■ EXERCISE INSTRUCTIONS ■
Take the lines from the top down to and including the one with "import pandas as pd" and repeat them exactly. Omit images.

#### PROVIDED MATERIAL

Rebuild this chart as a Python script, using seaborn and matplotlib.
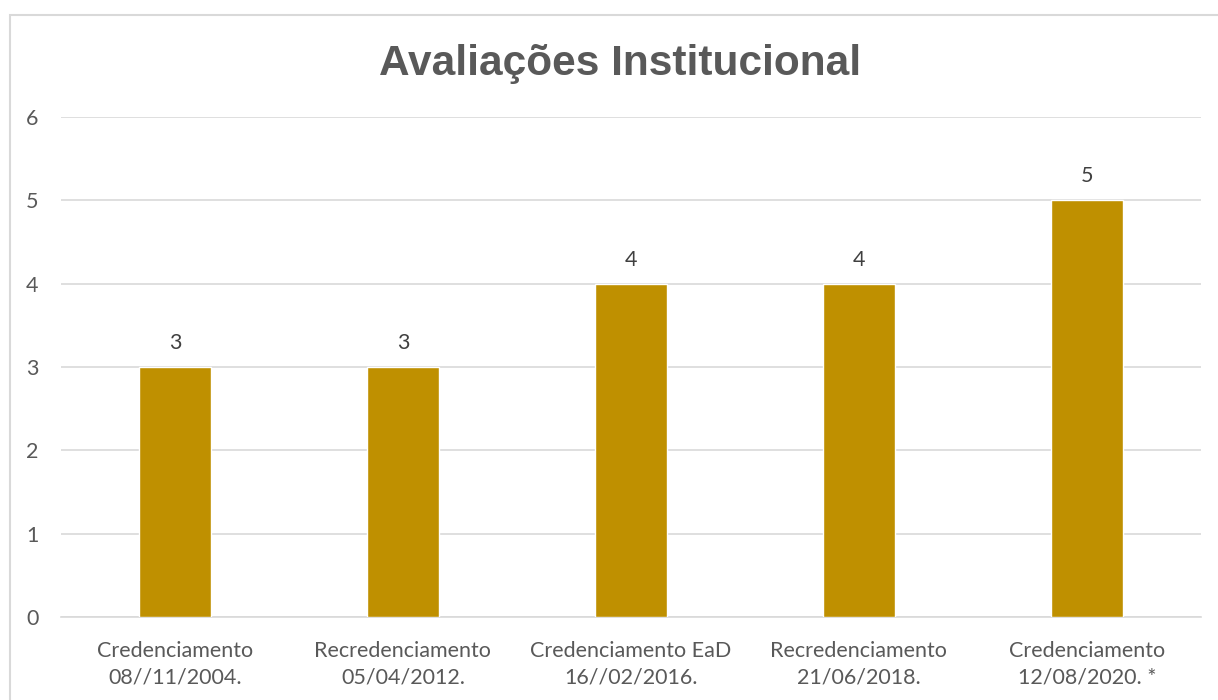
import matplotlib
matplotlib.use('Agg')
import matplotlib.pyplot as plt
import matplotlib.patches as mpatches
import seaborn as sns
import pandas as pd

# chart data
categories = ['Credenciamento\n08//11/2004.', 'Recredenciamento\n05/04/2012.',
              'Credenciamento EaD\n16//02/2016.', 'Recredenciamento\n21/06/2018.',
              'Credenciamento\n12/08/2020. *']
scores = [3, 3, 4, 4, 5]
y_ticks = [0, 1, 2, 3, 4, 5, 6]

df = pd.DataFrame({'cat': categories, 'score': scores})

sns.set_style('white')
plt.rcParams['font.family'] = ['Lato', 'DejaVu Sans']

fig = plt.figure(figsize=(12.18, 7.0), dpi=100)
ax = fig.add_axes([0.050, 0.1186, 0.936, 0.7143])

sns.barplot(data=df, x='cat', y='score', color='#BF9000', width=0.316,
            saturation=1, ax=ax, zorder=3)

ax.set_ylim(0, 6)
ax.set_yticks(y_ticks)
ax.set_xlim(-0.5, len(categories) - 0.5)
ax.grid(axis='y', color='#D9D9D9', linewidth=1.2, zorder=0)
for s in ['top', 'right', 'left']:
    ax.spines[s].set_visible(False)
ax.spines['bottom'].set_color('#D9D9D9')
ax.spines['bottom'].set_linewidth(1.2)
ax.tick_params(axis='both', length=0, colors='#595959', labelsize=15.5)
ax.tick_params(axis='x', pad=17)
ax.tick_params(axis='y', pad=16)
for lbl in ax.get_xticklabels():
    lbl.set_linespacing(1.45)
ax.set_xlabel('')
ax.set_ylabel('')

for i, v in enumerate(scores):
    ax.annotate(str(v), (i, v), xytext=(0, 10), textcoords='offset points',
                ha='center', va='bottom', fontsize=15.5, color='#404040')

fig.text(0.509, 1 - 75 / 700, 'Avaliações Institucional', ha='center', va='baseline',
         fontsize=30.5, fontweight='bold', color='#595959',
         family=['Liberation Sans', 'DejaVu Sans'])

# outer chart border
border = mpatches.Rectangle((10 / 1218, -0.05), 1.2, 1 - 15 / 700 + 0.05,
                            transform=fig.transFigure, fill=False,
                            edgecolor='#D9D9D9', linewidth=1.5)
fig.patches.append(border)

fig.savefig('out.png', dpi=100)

########

■ TASK ANSWER ■
Rebuild this chart as a Python script, using seaborn and matplotlib.
import matplotlib
matplotlib.use('Agg')
import matplotlib.pyplot as plt
import matplotlib.patches as mpatches
import seaborn as sns
import pandas as pd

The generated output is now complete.